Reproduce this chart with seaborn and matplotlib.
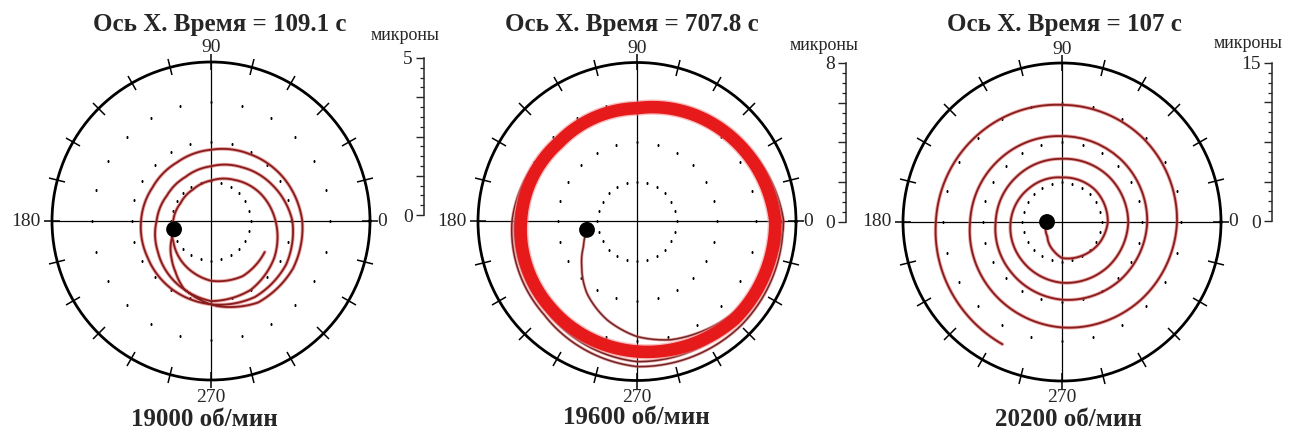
import numpy as np
import pandas as pd
import matplotlib
matplotlib.use("Agg")
import matplotlib.pyplot as plt
import seaborn as sns

sns.set_style("white")
plt.rcParams["font.family"] = ["Liberation Serif", "DejaVu Serif"]

# ---------------------------------------------------------------- text
titles = ["Ось X. Время = 109.1 с", "Ось X. Время = 707.8 с", "Ось X. Время = 107 с"]
speeds = ["19000 об/мин", "19600 об/мин", "20200 об/мин"]
unit_label = "микроны"
angle_ticks = [0, 90, 180, 270]
angle_labels = ["0", "90", "180", "270"]
r_max = [5, 8, 15]

# ---------------------------------------------------------------- orbits
# shaft centre trajectory: polar angle (deg, unwrapped) and radius (microns)
orbit1_deg = [192.7, 204, 223.5, 235, 248, 260, 274, 300, 330, 360, 390, 420,
              450, 480, 510, 540, 570, 600, 630, 660, 690, 720, 750, 780,
              810, 840, 870, 900, 930, 960, 990, 1020, 1050, 1080, 1110, 1140,
              1170, 1200, 1230, 1260, 1290, 1320, 1350, 1380, 1410]
orbit1_um = [1.19, 1.35, 1.71, 1.95, 2.29, 2.47, 2.68, 2.96, 2.98, 2.87, 2.66, 2.43,
             2.24, 2.13, 2.12, 2.20, 2.30, 2.47, 2.62, 2.76, 2.73, 2.56, 2.24, 1.95,
             1.72, 1.60, 1.60, 1.71, 1.93, 2.23, 2.52, 2.50, 2.30, 2.03, 1.77, 1.49,
             1.27, 1.14, 1.11, 1.19, 1.36, 1.62, 1.88, 2.00, 1.95]

# 19600 rpm: run-up from the start point, then the settled orbit
orbit2_deg = [189.5, 205, 219, 235, 253, 270, 286, 298, 311, 326.5, 337, 347,
              360, 405, 450, 495, 540, 585, 630, 675, 720, 765, 810, 855,
              900, 945, 990, 1035, 1080]
orbit2_um = [2.55, 2.97, 3.58, 4.40, 5.17, 5.79, 6.19, 6.38, 6.60, 6.84, 7.11, 7.22,
             7.38, 6.50, 5.80, 5.70, 6.29, 6.62, 7.30, 7.40, 7.35, 6.42, 5.72, 5.62,
             6.15, 6.40, 7.05, 7.10, 7.00]
steady2_deg = [0, 45, 90, 135, 180, 225, 270, 315, 360]
steady2_um = [6.96, 6.32, 5.70, 5.59, 5.84, 6.15, 6.54, 6.95, 6.96]

orbit3_deg = [180, 225, 255, 270, 300, 330, 360, 405, 450, 495, 540, 585, 630,
              675, 720, 765, 810, 855, 900, 945, 990, 1035, 1080, 1125, 1170,
              1215, 1260, 1305, 1350, 1395, 1440, 1485, 1530, 1575, 1620, 1655, 1684]
orbit3_um = [1.41, 1.95, 2.87, 3.40, 3.69, 4.04, 4.32, 4.35, 4.20, 4.45, 4.85, 5.25, 5.73,
             6.05, 6.25, 6.15, 5.96, 6.05, 6.26, 6.75, 7.33, 7.75, 8.04, 8.10, 8.10,
             8.35, 8.67, 9.30, 9.95, 10.45, 10.85, 11.00, 11.05, 11.45, 11.90, 12.40, 12.83]

# ---------------------------------------------------------------- layout (pixels)
W, H = 1292, 432
R_PX = 159
centers = [(211, 221), (637, 221.5), (1062, 222)]
bars = [(424, 58, 215), (846, 63, 222), (1272, 63, 221)]      # x, top, bottom
unit_pos = [(405, 35), (824, 45), (1248, 43)]
title_pos = [(220, 25), (632, 25), (1064, 25)]
speed_pos = [(204, 420), (636, 418), (1068, 420)]
# offsets of the angle labels from the plot centre (pixels, x right / y down)
angle_label_offsets = [(171, 0), (0, -173), (-185, 0), (0, 176)]

DARK = "#861c1c"
HALO = "#dc5a5a"
BAND = "#e6191b"

fig = plt.figure(figsize=(W / 100, H / 100), dpi=100, facecolor="white")


def draw_curve(ax, deg, um, color, lw, halo=None, halo_lw=None, z=3):
    df = pd.DataFrame({"theta": np.radians(deg), "r": um})
    if halo is not None:
        sns.lineplot(data=df, x="theta", y="r", sort=False, estimator=None,
                     ax=ax, color=halo, lw=halo_lw, alpha=0.55, zorder=z)
    sns.lineplot(data=df, x="theta", y="r", sort=False, estimator=None,
                 ax=ax, color=color, lw=lw, zorder=z + 0.1)


def polar_panel(i):
    cx, cy = centers[i]
    rm = r_max[i]
    ax = fig.add_axes([(cx - R_PX) / W, (H - cy - R_PX) / H, 2 * R_PX / W, 2 * R_PX / H],
                      projection="polar")
    ax.set_facecolor("none")
    ax.set_ylim(0, rm)
    ax.set_yticks([])
    ax.set_xticks(np.radians(angle_ticks))
    ax.set_xticks(np.radians(np.arange(0, 360, 15)), minor=True)
    # tick marks crossing the outer rim; the angle labels are placed separately
    ax.tick_params(axis="x", which="both", bottom=False, top=True,
                   labelbottom=False, labeltop=False,
                   direction="inout", length=6, width=1.1, color="black")
    ax.xaxis.grid(True, which="major", color="black", lw=0.9)
    ax.xaxis.grid(False, which="minor")
    ax.yaxis.grid(False)
    ax.spines["polar"].set_linewidth(2.0)
    ax.spines["polar"].set_color("black")
    # dotted reference rings
    th = np.radians(np.arange(0, 360, 15))
    for k in (1, 2, 3):
        ax.plot(th, np.full_like(th, rm * k / 4), ls="none", marker="s", ms=1.6,
                mec="none", color="black", zorder=2)
    for lab, (dx, dy) in zip(angle_labels, angle_label_offsets):
        fig.text((cx + dx) / W, 1 - (cy + dy) / H, lab, ha="center", va="center",
                 fontsize=14)
    return ax


axes = [polar_panel(i) for i in range(3)]

draw_curve(axes[0], orbit1_deg, orbit1_um, DARK, 1.3, HALO, 2.6)
draw_curve(axes[1], orbit2_deg, orbit2_um, "#6e2626", 1.1, HALO, 2.2, z=3)
draw_curve(axes[1], steady2_deg, steady2_um, BAND, 9.0, "#f28a8a", 11.0, z=4)
draw_curve(axes[2], orbit3_deg, orbit3_um, DARK, 1.3, HALO, 2.6)

starts = [(orbit1_deg[0], orbit1_um[0]), (orbit2_deg[0], orbit2_um[0]),
          (orbit3_deg[0], orbit3_um[0])]
for ax, (d, r), rm in zip(axes, starts, r_max):
    sns.scatterplot(x=[np.radians(d)], y=[r], ax=ax, s=130, color="black",
                    edgecolor="none", zorder=6)
    ax.set_xlabel("")
    ax.set_ylabel("")
    ax.set_ylim(0, rm)
    for ln in ax.lines:
        ln.get_path()._interpolation_steps = 24

# ---------------------------------------------------------------- scale bars
for i, (bx_px, top, bot) in enumerate(bars):
    rm = r_max[i]
    bx = fig.add_axes([bx_px / W, (H - bot) / H, 0.0004, (bot - top) / H])
    bx.set_facecolor("none")
    for s in ("top", "right", "bottom"):
        bx.spines[s].set_visible(False)
    bx.spines["left"].set_linewidth(1.1)
    bx.set_xticks([])
    bx.set_ylim(0, rm)
    bx.set_yticks(np.linspace(0, rm, 5))
    bx.set_yticklabels([str(0), "", "", "", str(rm)])
    bx.set_yticks(np.linspace(0, rm, 17), minor=True)
    bx.tick_params(axis="y", which="both", left=True, right=False, direction="out")
    bx.tick_params(axis="y", which="major", length=6, width=1.0, pad=2, labelsize=14)
    bx.tick_params(axis="y", which="minor", length=3.2, width=0.9)
    ux, uy = unit_pos[i]
    fig.text(ux / W, 1 - uy / H, unit_label, ha="center", va="center", fontsize=13)

# ---------------------------------------------------------------- titles
for i in range(3):
    tx, ty = title_pos[i]
    fig.text(tx / W, 1 - ty / H, titles[i], ha="center", va="center",
             fontsize=18, fontweight="bold")
    sx, sy = speed_pos[i]
    fig.text(sx / W, 1 - sy / H, speeds[i], ha="center", va="center",
             fontsize=18, fontweight="bold")

fig.savefig("out.png", dpi=100, facecolor="white")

::::

AIM OF THE EXERCISE> Repeat only the lines between the start of the data and the line with "6.54, 6.95, 6.96]", including those two lines, and skip the pictures.

SOLVED PROBLEM>
Reproduce this chart with seaborn and matplotlib.
import numpy as np
import pandas as pd
import matplotlib
matplotlib.use("Agg")
import matplotlib.pyplot as plt
import seaborn as sns

sns.set_style("white")
plt.rcParams["font.family"] = ["Liberation Serif", "DejaVu Serif"]

# ---------------------------------------------------------------- text
titles = ["Ось X. Время = 109.1 с", "Ось X. Время = 707.8 с", "Ось X. Время = 107 с"]
speeds = ["19000 об/мин", "19600 об/мин", "20200 об/мин"]
unit_label = "микроны"
angle_ticks = [0, 90, 180, 270]
angle_labels = ["0", "90", "180", "270"]
r_max = [5, 8, 15]

# ---------------------------------------------------------------- orbits
# shaft centre trajectory: polar angle (deg, unwrapped) and radius (microns)
orbit1_deg = [192.7, 204, 223.5, 235, 248, 260, 274, 300, 330, 360, 390, 420,
              450, 480, 510, 540, 570, 600, 630, 660, 690, 720, 750, 780,
              810, 840, 870, 900, 930, 960, 990, 1020, 1050, 1080, 1110, 1140,
              1170, 1200, 1230, 1260, 1290, 1320, 1350, 1380, 1410]
orbit1_um = [1.19, 1.35, 1.71, 1.95, 2.29, 2.47, 2.68, 2.96, 2.98, 2.87, 2.66, 2.43,
             2.24, 2.13, 2.12, 2.20, 2.30, 2.47, 2.62, 2.76, 2.73, 2.56, 2.24, 1.95,
             1.72, 1.60, 1.60, 1.71, 1.93, 2.23, 2.52, 2.50, 2.30, 2.03, 1.77, 1.49,
             1.27, 1.14, 1.11, 1.19, 1.36, 1.62, 1.88, 2.00, 1.95]

# 19600 rpm: run-up from the start point, then the settled orbit
orbit2_deg = [189.5, 205, 219, 235, 253, 270, 286, 298, 311, 326.5, 337, 347,
              360, 405, 450, 495, 540, 585, 630, 675, 720, 765, 810, 855,
              900, 945, 990, 1035, 1080]
orbit2_um = [2.55, 2.97, 3.58, 4.40, 5.17, 5.79, 6.19, 6.38, 6.60, 6.84, 7.11, 7.22,
             7.38, 6.50, 5.80, 5.70, 6.29, 6.62, 7.30, 7.40, 7.35, 6.42, 5.72, 5.62,
             6.15, 6.40, 7.05, 7.10, 7.00]
steady2_deg = [0, 45, 90, 135, 180, 225, 270, 315, 360]
steady2_um = [6.96, 6.32, 5.70, 5.59, 5.84, 6.15, 6.54, 6.95, 6.96]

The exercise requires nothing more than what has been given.